- [SUPPLIED DATA]
>> begin
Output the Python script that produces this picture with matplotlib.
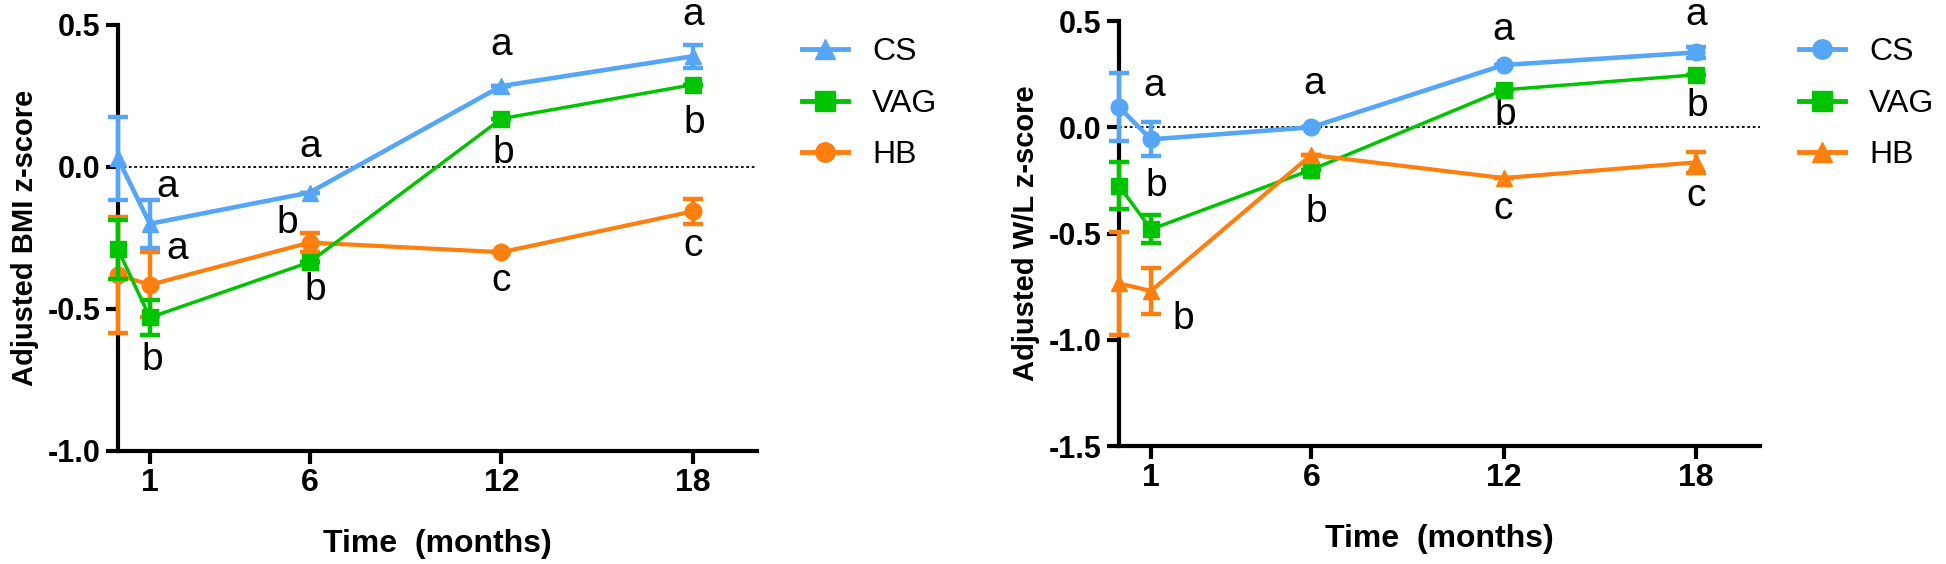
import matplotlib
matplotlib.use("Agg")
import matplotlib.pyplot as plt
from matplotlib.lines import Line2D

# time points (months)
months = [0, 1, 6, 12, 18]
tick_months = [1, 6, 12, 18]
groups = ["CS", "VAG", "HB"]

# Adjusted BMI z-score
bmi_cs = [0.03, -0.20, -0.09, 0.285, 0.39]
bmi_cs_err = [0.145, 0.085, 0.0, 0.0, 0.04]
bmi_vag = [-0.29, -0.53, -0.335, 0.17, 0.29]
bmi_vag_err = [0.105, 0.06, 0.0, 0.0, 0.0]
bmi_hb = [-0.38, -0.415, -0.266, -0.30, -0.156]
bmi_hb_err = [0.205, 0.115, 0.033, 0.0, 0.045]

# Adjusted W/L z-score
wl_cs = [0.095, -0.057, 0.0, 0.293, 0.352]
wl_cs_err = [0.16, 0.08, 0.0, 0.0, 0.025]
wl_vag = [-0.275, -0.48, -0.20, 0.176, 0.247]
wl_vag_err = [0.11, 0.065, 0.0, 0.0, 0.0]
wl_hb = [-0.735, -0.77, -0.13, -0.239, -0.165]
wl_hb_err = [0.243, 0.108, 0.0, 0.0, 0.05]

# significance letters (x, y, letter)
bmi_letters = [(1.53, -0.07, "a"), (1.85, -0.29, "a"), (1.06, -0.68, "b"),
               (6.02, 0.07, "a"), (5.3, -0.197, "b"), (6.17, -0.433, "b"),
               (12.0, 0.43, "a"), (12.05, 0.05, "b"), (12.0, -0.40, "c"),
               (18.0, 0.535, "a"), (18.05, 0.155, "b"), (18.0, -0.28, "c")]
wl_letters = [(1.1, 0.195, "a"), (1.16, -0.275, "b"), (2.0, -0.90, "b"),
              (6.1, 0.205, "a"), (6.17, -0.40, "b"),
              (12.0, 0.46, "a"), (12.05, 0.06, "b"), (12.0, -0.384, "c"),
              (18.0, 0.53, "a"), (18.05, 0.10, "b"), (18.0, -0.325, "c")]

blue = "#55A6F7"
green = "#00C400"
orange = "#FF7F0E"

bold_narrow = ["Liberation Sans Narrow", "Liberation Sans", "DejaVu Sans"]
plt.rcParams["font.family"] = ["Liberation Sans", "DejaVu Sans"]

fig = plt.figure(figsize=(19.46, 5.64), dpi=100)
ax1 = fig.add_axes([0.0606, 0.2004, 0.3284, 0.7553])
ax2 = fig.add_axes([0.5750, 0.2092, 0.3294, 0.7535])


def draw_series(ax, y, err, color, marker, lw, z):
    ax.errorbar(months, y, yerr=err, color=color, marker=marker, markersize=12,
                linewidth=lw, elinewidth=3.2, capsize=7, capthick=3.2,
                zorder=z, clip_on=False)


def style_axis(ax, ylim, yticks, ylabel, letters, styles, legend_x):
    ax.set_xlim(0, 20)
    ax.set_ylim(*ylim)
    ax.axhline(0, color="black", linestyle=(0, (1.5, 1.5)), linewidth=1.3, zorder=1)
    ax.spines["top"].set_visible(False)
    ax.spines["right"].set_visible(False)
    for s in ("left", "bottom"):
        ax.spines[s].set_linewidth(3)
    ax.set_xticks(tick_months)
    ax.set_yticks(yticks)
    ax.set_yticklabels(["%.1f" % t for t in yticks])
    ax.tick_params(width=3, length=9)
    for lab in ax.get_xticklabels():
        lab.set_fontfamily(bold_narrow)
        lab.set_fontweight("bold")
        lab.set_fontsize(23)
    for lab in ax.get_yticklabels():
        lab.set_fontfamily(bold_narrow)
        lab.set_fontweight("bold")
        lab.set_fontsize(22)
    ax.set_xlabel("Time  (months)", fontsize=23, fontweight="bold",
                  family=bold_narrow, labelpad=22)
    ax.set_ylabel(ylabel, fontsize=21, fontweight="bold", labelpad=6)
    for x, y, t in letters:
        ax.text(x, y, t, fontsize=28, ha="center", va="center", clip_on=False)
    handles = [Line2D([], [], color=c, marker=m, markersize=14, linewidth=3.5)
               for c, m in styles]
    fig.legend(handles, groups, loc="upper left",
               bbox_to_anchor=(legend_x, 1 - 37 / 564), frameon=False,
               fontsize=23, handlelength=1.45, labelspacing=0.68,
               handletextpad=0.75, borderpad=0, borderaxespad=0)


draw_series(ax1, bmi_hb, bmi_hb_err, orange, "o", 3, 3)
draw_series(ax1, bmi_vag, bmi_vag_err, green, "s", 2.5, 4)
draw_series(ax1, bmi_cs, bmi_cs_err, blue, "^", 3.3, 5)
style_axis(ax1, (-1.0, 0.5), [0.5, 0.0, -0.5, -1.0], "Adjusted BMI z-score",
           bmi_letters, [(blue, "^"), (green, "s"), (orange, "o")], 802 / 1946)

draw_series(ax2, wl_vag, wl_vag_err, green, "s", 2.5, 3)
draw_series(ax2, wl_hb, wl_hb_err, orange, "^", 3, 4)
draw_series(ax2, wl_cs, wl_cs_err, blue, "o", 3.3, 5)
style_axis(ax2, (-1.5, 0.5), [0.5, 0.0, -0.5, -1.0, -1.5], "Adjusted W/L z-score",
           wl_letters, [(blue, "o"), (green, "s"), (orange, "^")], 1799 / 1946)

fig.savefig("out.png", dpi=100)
>> end
>> begin
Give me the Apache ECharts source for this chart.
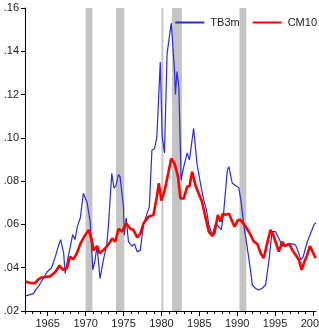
>> end
>> begin
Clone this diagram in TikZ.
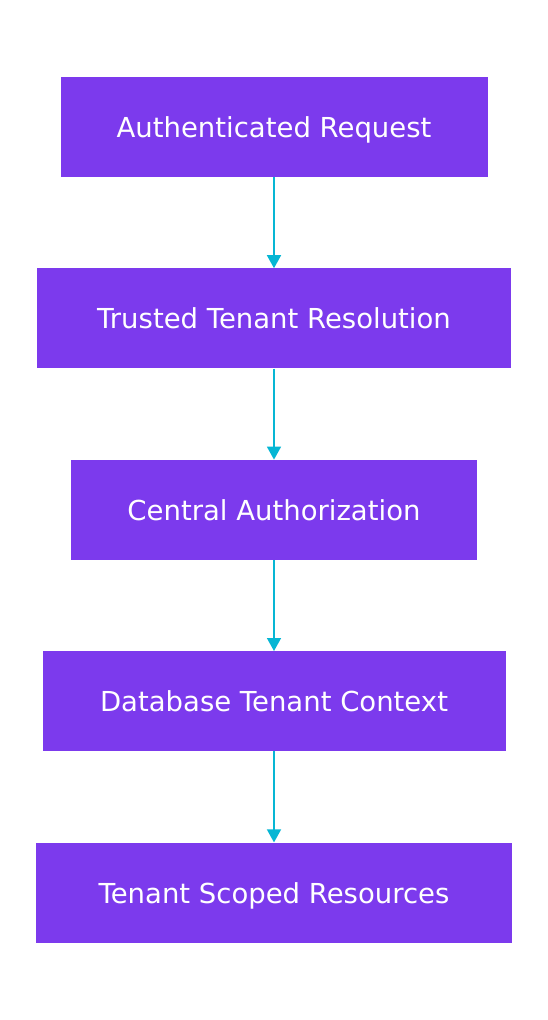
>> end
- [STATED GOAL] Using the entries above, repeat exactly the lines from the one with "Output the Python" to the one with "wl_hb_err = [0.243, 0.108, 0.0, 0.0, 0.05]", both included, and leave the pictures behind.

- [WORKED ANSWER]
Output the Python script that produces this picture with matplotlib.
import matplotlib
matplotlib.use("Agg")
import matplotlib.pyplot as plt
from matplotlib.lines import Line2D

# time points (months)
months = [0, 1, 6, 12, 18]
tick_months = [1, 6, 12, 18]
groups = ["CS", "VAG", "HB"]

# Adjusted BMI z-score
bmi_cs = [0.03, -0.20, -0.09, 0.285, 0.39]
bmi_cs_err = [0.145, 0.085, 0.0, 0.0, 0.04]
bmi_vag = [-0.29, -0.53, -0.335, 0.17, 0.29]
bmi_vag_err = [0.105, 0.06, 0.0, 0.0, 0.0]
bmi_hb = [-0.38, -0.415, -0.266, -0.30, -0.156]
bmi_hb_err = [0.205, 0.115, 0.033, 0.0, 0.045]

# Adjusted W/L z-score
wl_cs = [0.095, -0.057, 0.0, 0.293, 0.352]
wl_cs_err = [0.16, 0.08, 0.0, 0.0, 0.025]
wl_vag = [-0.275, -0.48, -0.20, 0.176, 0.247]
wl_vag_err = [0.11, 0.065, 0.0, 0.0, 0.0]
wl_hb = [-0.735, -0.77, -0.13, -0.239, -0.165]
wl_hb_err = [0.243, 0.108, 0.0, 0.0, 0.05]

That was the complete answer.